Mon Mar 14 13:15:34 UTC 2016

Hi all,

  could I have reviews for this from-scratch solution for the problem
that G1 startup takes too long?

Current G1 uses per-mark thread liveness mark bitmaps that span the
entire heap to be ultimately able to create information about areas in
the heap where there are any live objects on a card basis.
This information is needed for scrubbing remembered sets later.

Basically, in addition to updating the previous bitmap required for
SATB, the marking threads also, for every live object, mark all bits
corresponding to the area the object covers on a per thread basis on
these per-thread liveness mark bitmaps.

During the remark pause, this information is aggregated into (two)
global bitmaps ("Liveness Count Data"), then in the cleanup pause
augmented with some more liveness information, and then used for
scrubbing the remembered sets.

The main problems with that solution:

- the per-mark thread data structures take up a lot of space. E.g. with
64 mark threads, this data structure has the same size of the Java
heap. Now, when you need to use 60 mark threads, the heap is big. And
at those heap sizes, needing that much more memory hurts a lot.

- management of these additional data structures is costly, it takes a
long time to initialize, and regularly clear them. The increased
startup time has actually been the cause for this issue.

- it takes a significant amount of time to aggregate this data in the
remark pause.

- it slows down marking, the combined bitmap update (the prev bitmap
and these per-thread bitmaps) is slower than doing these phases
seperately.

This proposed solution removes the per-thread additional mark bitmaps,
and recreates this information from the (complete) prev bitmap in an
extra concurrent phase after the Remark pause.

This can be done since the Prev bitmap does not change after Remark any
more.

In total, this separation of the tasks is faster (lowers concurrent
cycle time) than doing this work at once for the following reasons:

  - I did not observe any throughput regresssions with this change:
actually, throughput of some large applications even increases with
that change (not taking into account that you could increase heap size
now since not so much is taken up by these additional bitmaps).

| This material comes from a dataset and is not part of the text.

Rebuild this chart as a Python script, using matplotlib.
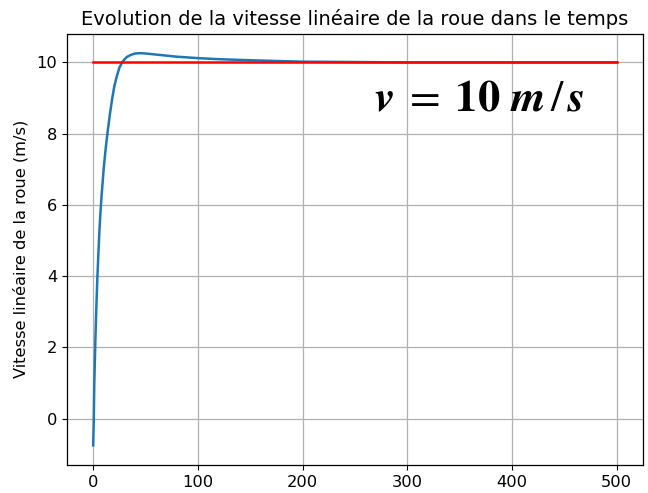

  - the concurrent phase to prepare for the next marking is much
shorter now, since we do not need to clear lots of memory any more.

  - the remark pause can be much faster (I have measurements of a
decrease in the order of a magnitude on large applications, where this
aggregation phase dominates the remark pause).

  - startup and footprint naturally decreases significantly,
particularly on large systems.

As a nice side-effect, the change in effect removes a significant
amount of LOC.

There is a follow-up change to move (and later clean up) the still
remaining data structures required for scrubbing into extra classes,
since they will be used more cleverly in the future (JDK-8151386).

There will be another follow-up change without CR yet to fix the use of
an excessive amount of parallel gc threads for clearing the liveness
count data.

The change is based on JDK-8151614, JDK-8151126 (I do not think it
conflicts with that actually), and JDK-8151534 (array allocator
refactoring).

CR:
https://bugs.openjdk.java.net/browse/JDK-8077144
Webrev:
http://cr.openjdk.java.net/~tschatzl/8077144/webrev.2/
Testing:
jprt, vm.gc, kitchensink, some perf benchmarks

Thanks,
  Thomas